IVR Icon Set
IVR (Interactive Voice Response) dialer icons are a critical part of the usability for IVR creators. IVRs are used to guide callers towards the proper agents or pre-recorded messages. Think of your encounters calling customer support from big organizations. It could take two coffee breaks just to get the right person on the phone. This entire process is setup using an IVR (Interactive Voice Response) setup.
Comsys wanted a new set of icons to replace the previous set that looked out of date and werent user friendly. So I set out to create icons that would look like they were designed to be part of a family. This process started by looking into the current set and highlighting some of the problems. First all icons used positive space, which means they look disjointed. Secondly icons were built in detail but displayed on a small canvas, this greatly reduced the recognizion and made them harder to load.
I began by finding how each icon relates to one another putting them together in groups (sets). Once this was determined I had a starting point to create visual recognition between each individual set. Next I wanted to have the icons blend in the page and make them instantly recognizable so that they are easy to parse. I decided between a few basic shapes that each icon would share. This would create visual clarity by injecting each icon with similar properties such as height and width.
Deciding between these shapes proved easy after trialing each shape in a few renders. Creating all icons in the set as circles lacked the hard line that would stop the eye from recognize a shape. It also lacked a feel of importance and gave it an informal look and feel; which doesn’t fit the importance of the usecase. Square icons didn’t feel right either because the page has a drag and drop mechanic going for it. Square icons didn’t invite to drag and drop as profoundly as square icons with rounded edges do. So after trying three primary shapes I settled on square icons with rounded edges; I continued on developing a grid where the negative space would stop.
Each icon went through at least ten iterations before I felt comfortable showing them to users and management. We were very happy with the first iterations and made a couple of consistency and clarity changes to the icons before releasing them to the IVR (Interactive Voice Response) dialer software.

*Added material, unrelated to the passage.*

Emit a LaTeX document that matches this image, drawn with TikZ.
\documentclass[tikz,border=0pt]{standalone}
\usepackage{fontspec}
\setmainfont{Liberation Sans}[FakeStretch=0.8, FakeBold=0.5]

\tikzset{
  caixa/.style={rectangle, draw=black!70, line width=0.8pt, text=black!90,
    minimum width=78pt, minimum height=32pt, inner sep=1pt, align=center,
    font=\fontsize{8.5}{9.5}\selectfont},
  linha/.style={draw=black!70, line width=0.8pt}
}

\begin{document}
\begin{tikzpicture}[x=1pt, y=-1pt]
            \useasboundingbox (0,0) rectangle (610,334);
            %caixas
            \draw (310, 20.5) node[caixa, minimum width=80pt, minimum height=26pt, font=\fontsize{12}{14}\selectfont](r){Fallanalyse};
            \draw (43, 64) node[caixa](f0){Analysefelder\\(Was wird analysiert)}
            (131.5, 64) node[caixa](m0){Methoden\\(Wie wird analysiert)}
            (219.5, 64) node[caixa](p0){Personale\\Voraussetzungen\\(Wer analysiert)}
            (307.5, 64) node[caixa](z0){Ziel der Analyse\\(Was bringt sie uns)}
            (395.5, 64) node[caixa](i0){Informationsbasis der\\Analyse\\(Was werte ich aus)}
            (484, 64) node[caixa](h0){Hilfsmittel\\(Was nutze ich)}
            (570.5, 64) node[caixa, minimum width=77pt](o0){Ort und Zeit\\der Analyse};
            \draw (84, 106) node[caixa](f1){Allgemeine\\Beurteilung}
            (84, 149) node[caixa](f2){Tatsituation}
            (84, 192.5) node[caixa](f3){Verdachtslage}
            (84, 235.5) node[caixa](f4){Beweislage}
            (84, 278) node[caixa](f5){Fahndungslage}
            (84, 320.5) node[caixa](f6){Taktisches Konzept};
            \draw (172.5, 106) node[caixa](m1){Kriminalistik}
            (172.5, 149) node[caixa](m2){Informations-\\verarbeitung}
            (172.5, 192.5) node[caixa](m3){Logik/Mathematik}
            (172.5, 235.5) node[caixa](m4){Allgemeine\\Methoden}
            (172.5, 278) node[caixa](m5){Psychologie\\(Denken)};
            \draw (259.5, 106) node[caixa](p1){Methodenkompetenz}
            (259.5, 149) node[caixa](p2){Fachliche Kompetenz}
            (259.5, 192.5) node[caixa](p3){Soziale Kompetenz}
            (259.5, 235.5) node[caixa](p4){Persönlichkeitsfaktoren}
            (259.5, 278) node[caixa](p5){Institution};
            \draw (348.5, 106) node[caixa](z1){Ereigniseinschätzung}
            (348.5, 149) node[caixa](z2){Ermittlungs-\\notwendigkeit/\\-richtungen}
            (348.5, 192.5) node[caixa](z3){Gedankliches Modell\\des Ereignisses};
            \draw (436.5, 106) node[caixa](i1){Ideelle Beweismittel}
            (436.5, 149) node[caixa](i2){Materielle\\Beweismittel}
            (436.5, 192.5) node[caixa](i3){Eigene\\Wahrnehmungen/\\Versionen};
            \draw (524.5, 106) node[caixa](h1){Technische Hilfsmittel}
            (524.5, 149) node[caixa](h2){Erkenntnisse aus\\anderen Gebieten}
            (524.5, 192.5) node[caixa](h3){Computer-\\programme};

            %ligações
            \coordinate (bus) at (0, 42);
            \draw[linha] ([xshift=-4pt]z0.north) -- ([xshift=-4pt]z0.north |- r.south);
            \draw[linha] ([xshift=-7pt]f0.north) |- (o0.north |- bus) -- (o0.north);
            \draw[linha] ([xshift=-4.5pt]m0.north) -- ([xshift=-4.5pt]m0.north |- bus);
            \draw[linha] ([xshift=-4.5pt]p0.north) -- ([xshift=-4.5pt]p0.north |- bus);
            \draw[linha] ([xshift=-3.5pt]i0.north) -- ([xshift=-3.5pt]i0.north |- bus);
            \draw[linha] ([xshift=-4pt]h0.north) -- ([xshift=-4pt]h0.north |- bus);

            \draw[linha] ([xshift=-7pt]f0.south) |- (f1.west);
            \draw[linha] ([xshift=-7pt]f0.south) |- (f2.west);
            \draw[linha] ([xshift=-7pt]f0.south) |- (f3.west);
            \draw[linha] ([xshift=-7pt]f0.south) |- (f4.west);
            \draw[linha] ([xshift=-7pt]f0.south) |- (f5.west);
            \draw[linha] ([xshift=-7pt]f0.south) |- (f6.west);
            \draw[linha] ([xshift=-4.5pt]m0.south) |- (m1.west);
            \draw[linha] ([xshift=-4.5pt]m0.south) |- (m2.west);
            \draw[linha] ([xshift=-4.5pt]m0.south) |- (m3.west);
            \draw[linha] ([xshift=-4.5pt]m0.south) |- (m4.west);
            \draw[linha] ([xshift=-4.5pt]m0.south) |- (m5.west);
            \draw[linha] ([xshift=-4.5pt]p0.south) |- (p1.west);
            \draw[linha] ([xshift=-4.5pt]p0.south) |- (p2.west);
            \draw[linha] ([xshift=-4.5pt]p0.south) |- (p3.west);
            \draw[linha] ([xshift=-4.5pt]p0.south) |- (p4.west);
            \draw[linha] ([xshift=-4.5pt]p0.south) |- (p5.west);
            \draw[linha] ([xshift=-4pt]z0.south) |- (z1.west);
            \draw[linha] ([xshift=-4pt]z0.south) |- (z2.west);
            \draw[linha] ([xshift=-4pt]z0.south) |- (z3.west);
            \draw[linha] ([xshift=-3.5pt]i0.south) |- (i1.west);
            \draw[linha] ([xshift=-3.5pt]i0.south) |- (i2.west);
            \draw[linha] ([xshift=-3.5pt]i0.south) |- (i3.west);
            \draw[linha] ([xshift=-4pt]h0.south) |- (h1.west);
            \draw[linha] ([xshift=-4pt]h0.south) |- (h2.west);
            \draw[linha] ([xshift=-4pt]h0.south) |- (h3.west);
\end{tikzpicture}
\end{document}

One innovation that didn’t make the initial release is a dynamic resizing mechanism. IVR flows can become really big and cumbersome. Small icons would really help in this situation. Bigger icons on the other hand look nicer and are easier to use. They provide a better usability but only when the dialer is not too large. In the end it became clear that small businesses would fare better with larger icons while veteran users would prefer a tiny icon that takes less screen space. I designed two versions of each icon (differentiated by the line where the cut out of the icon stops). Depending on the number of nodes (icons) on the screen the icon would change size providing a good usability when screen estate is plenty, and when screen space becomes restrained.